Burl Wood-Spalted Box Elder Vessel

Spalted Box Elder Burl Wood Vessel

My good friend and wood turner Dustin Coates of Etna, New Hampshire, sold me a piece of burl wood a year and a half ago. I wanted to wait until my skills improved before tackling rare and expensive wood. So I finally got my courage up to tackle this large piece of spalted box elder burl.

A burl is a dense collection of germinal centers, each of which would sprout if conditions were right. No one really knows why they form but many surmise that it is a plant reaction to injury of one form or another. The growths are on the outside of the tree and look like tumors.

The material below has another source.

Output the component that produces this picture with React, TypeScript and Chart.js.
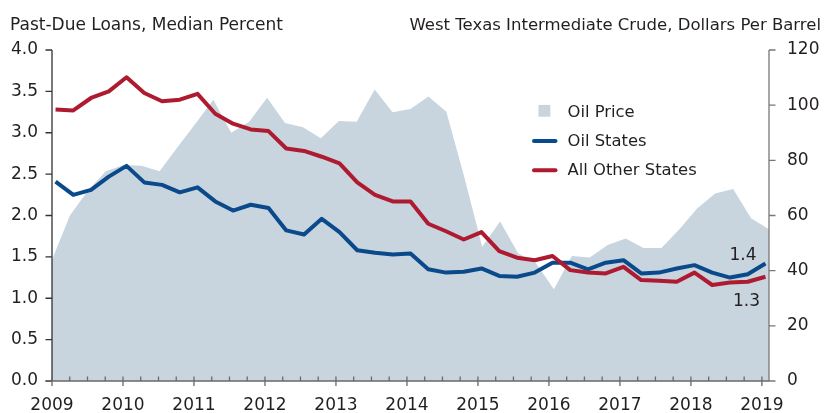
import React, { useEffect, useRef } from 'react';
import { Chart, registerables } from 'chart.js';

Chart.register(...registerables);

// ---- data ----
const quarters = [
  '2009Q1', '2009Q2', '2009Q3', '2009Q4',
  '2010Q1', '2010Q2', '2010Q3', '2010Q4',
  '2011Q1', '2011Q2', '2011Q3', '2011Q4',
  '2012Q1', '2012Q2', '2012Q3', '2012Q4',
  '2013Q1', '2013Q2', '2013Q3', '2013Q4',
  '2014Q1', '2014Q2', '2014Q3', '2014Q4',
  '2015Q1', '2015Q2', '2015Q3', '2015Q4',
  '2016Q1', '2016Q2', '2016Q3', '2016Q4',
  '2017Q1', '2017Q2', '2017Q3', '2017Q4',
  '2018Q1', '2018Q2', '2018Q3', '2018Q4',
  '2019Q1',
];

// West Texas Intermediate crude, dollars per barrel (right axis)
const oilPrice = [
  44, 60, 69, 76, 78.3, 78, 76, 84.7, 93.3, 102,
  90, 94, 102.7, 93.5, 92, 88, 94.3, 94, 105.7, 97.4,
  98.6, 103.1, 97.6, 74, 48.7, 57.8, 46.3, 42.7, 33.3, 45.3,
  44.8, 49.3, 51.7, 48.2, 48.2, 55, 62.6, 68, 69.6, 59,
  55,
];

// Past-due loans, median percent (left axis)
const oilStates = [
  2.41, 2.25, 2.31, 2.47, 2.6, 2.4, 2.37, 2.28, 2.34, 2.17,
  2.06, 2.13, 2.09, 1.82, 1.77, 1.96, 1.8, 1.58, 1.55, 1.53,
  1.54, 1.35, 1.31, 1.32, 1.36, 1.27, 1.26, 1.31, 1.43, 1.43,
  1.35, 1.43, 1.46, 1.3, 1.31, 1.36, 1.4, 1.31, 1.25, 1.29,
  1.42,
];

const otherStates = [
  3.28, 3.27, 3.42, 3.5, 3.67, 3.48, 3.38, 3.4, 3.47, 3.23,
  3.11, 3.04, 3.02, 2.81, 2.78, 2.71, 2.63, 2.4, 2.25, 2.17,
  2.17, 1.9, 1.81, 1.71, 1.8, 1.57, 1.49, 1.46, 1.51, 1.34,
  1.31, 1.3, 1.38, 1.22, 1.21, 1.2, 1.31, 1.16, 1.19, 1.2,
  1.26,
];

const leftTitle = 'Past-Due Loans, Median Percent';
const rightTitle = 'West Texas Intermediate Crude, Dollars Per Barrel';
const seriesNames = ['Oil Price', 'Oil States', 'All Other States'];

const FONT = "'DejaVu Sans', sans-serif";
const TEXT = '#231f20';
const AREA = '#c8d5df';
const BLUE = '#0a4a8a';
const RED = '#ae1a2f';

const quarterPos = (q: string) =>
  Number(q.slice(0, 4)) + (Number(q.slice(5)) - 1) * 0.25 + 0.05;

const decor = {
  id: 'decor',
  afterDatasetsDraw(chart: any) {
    const { ctx, chartArea: a, scales } = chart;
    const xs = scales.x;
    const ys = scales.y;
    const y1 = scales.y1;
    ctx.save();
    ctx.lineWidth = 1.3;
    ctx.lineCap = 'butt';

    // left axis
    ctx.strokeStyle = '#333333';
    ctx.beginPath();
    ctx.moveTo(a.left, a.top);
    ctx.lineTo(a.left, a.bottom);
    ys.ticks.forEach((t: any) => {
      const py = ys.getPixelForValue(t.value);
      ctx.moveTo(a.left - 6.5, py);
      ctx.lineTo(a.left, py);
    });
    ctx.stroke();

    // right axis
    ctx.strokeStyle = '#777777';
    ctx.beginPath();
    ctx.moveTo(a.right, a.top);
    ctx.lineTo(a.right, a.bottom);
    y1.ticks.forEach((t: any) => {
      const py = y1.getPixelForValue(t.value);
      ctx.moveTo(a.right, py);
      ctx.lineTo(a.right + 6.5, py);
    });
    ctx.stroke();

    // x axis
    ctx.strokeStyle = '#6a6a6a';
    ctx.beginPath();
    ctx.moveTo(a.left - 6.5, a.bottom);
    ctx.lineTo(a.right, a.bottom);
    const last = xs.ticks[xs.ticks.length - 1].value;
    xs.ticks.forEach((t: any) => {
      const px = xs.getPixelForValue(t.value);
      ctx.moveTo(px, a.bottom - 4.5);
      ctx.lineTo(px, a.bottom + 5);
      if (t.value < last) {
        [0.25, 0.5, 0.75].forEach((f) => {
          const mx = xs.getPixelForValue(t.value + f);
          ctx.moveTo(mx, a.bottom - 4.5);
          ctx.lineTo(mx, a.bottom);
        });
      }
    });
    ctx.stroke();
    ctx.restore();
  },
  afterDraw(chart: any) {
    const { ctx } = chart;
    ctx.save();
    ctx.fillStyle = TEXT;
    ctx.textBaseline = 'alphabetic';
    ctx.font = `17px ${FONT}`;
    ctx.textAlign = 'left';
    ctx.fillText(leftTitle, 10, 29.5);
    ctx.font = `16.5px ${FONT}`;
    ctx.textAlign = 'right';
    ctx.fillText(rightTitle, 821, 29.5);

    // legend
    const lx = 532;
    const tx = 567.5;
    const base = [116.7, 145.8, 175];
    ctx.font = `16.4px ${FONT}`;
    ctx.textAlign = 'left';
    ctx.fillStyle = AREA;
    ctx.fillRect(538.5, base[0] - 11.8, 11.8, 11.8);
    ctx.lineCap = 'round';
    ctx.lineWidth = 4;
    ctx.strokeStyle = BLUE;
    ctx.beginPath();
    ctx.moveTo(lx + 2, base[1] - 4.7);
    ctx.lineTo(lx + 23.5, base[1] - 4.7);
    ctx.stroke();
    ctx.strokeStyle = RED;
    ctx.beginPath();
    ctx.moveTo(lx + 2, base[2] - 4.7);
    ctx.lineTo(lx + 23.5, base[2] - 4.7);
    ctx.stroke();
    ctx.fillStyle = TEXT;
    seriesNames.forEach((n, i) => ctx.fillText(n, tx, base[i]));

    // end labels
    ctx.font = `17px ${FONT}`;
    ctx.textAlign = 'right';
    const mb = chart.getDatasetMeta(1).data;
    const pb = mb[mb.length - 1];
    ctx.fillText(oilStates[oilStates.length - 1].toFixed(1), pb.x - 9, pb.y - 3.3);
    const mr = chart.getDatasetMeta(2).data;
    const pr = mr[mr.length - 1];
    ctx.fillText(otherStates[otherStates.length - 1].toFixed(1), pr.x - 5.5, pr.y + 29);
    ctx.restore();
  },
};

export default function App() {
  const ref = useRef<HTMLCanvasElement | null>(null);

  useEffect(() => {
    if (!ref.current) return;
    const tickFont = { family: FONT, size: 17 };
    const chart = new Chart(ref.current, {
      type: 'line',
      data: {
        datasets: [
          {
            label: seriesNames[0],
            data: oilPrice.map((v, i) => ({ x: i, y: v })),
            xAxisID: 'xArea',
            yAxisID: 'y1',
            fill: 'origin',
            backgroundColor: AREA,
            borderColor: 'transparent',
            borderWidth: 0,
            pointRadius: 0,
            tension: 0,
            order: 3,
          },
          {
            label: seriesNames[1],
            data: quarters.map((q, i) => ({ x: quarterPos(q), y: oilStates[i] })),
            xAxisID: 'x',
            yAxisID: 'y',
            borderColor: BLUE,
            borderWidth: 4,
            pointRadius: 0,
            fill: false,
            tension: 0,
            borderJoinStyle: 'round',
            order: 2,
          },
          {
            label: seriesNames[2],
            data: quarters.map((q, i) => ({ x: quarterPos(q), y: otherStates[i] })),
            xAxisID: 'x',
            yAxisID: 'y',
            borderColor: RED,
            borderWidth: 4,
            pointRadius: 0,
            fill: false,
            tension: 0,
            borderJoinStyle: 'round',
            order: 1,
          },
        ],
      },
      options: {
        responsive: false,
        animation: false,
        devicePixelRatio: 1,
        layout: { padding: { top: 50, left: 0, right: 0, bottom: 0 } },
        plugins: {
          legend: { display: false },
          tooltip: { enabled: false },
          title: { display: false },
        },
        scales: {
          x: {
            type: 'linear',
            position: 'bottom',
            min: 2009,
            max: 2019.1,
            afterFit: (s: any) => { s.height = 32; },
            grid: { display: false, drawTicks: false },
            border: { display: false },
            ticks: {
              stepSize: 1,
              includeBounds: false,
              autoSkip: false,
              maxRotation: 0,
              padding: 14.5,
              color: TEXT,
              font: tickFont,
              callback: (v: any) => (Number.isInteger(v) ? String(v) : ''),
            },
          },
          xArea: {
            type: 'linear',
            display: false,
            min: 0,
            max: oilPrice.length - 1,
          },
          y: {
            position: 'left',
            min: 0,
            max: 4,
            afterFit: (s: any) => { s.width = 52; },
            grid: { display: false, drawTicks: false },
            border: { display: false },
            ticks: {
              stepSize: 0.5,
              padding: 14,
              color: TEXT,
              font: tickFont,
              callback: (v: any) => Number(v).toFixed(1),
            },
          },
          y1: {
            position: 'right',
            min: 0,
            max: 120,
            afterFit: (s: any) => { s.width = 55; },
            grid: { display: false, drawTicks: false },
            border: { display: false },
            ticks: {
              stepSize: 20,
              padding: 18,
              color: TEXT,
              font: tickFont,
              callback: (v: any) => String(v),
            },
          },
        },
      },
      plugins: [decor],
    } as any);
    return () => chart.destroy();
  }, []);

  return (
    <div style={{ position: 'fixed', left: 0, top: 0, width: 824, height: 413, background: '#fff' }}>
      <canvas ref={ref} width={824} height={413} style={{ display: 'block', width: 824, height: 413 }} />
    </div>
  );
}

Since the grain runs every which way inside they produce beautiful patterns when you cut across them. This was not only a nice burl but it was spalted, or attacked by fungus as well which adds to the visual interest but makes it tricky to work.

I roughed out the piece on the bandsaw and then turned it between centers to get the preliminary outside shape. I turned a tenon or plug on the lower end to mount in the four jawed chuck when I removed it from between centers.

Perhaps I tightened the jaws just a little too much on the tenon for when I went to hollow out the center by coring it out with a coring tool, it snapped off. Now I had a bowl shape with no means of making it spin in the lathe. There was no choice but to put it back between centers and cut another tenon, sacrificing some of the base of the vessel. This time I was very careful with my coring and the tenon held.

Since the natural edge of the burl looks like a mountain range when you remove the overlying bark, I wanted to leave as wide a rim as possible to highlight this feature.

Another feature of box elder is that it is subject to areas of pink to red color which add to the visual appeal. Unfortunately this color fades over time with exposure to light but it is great while it lasts.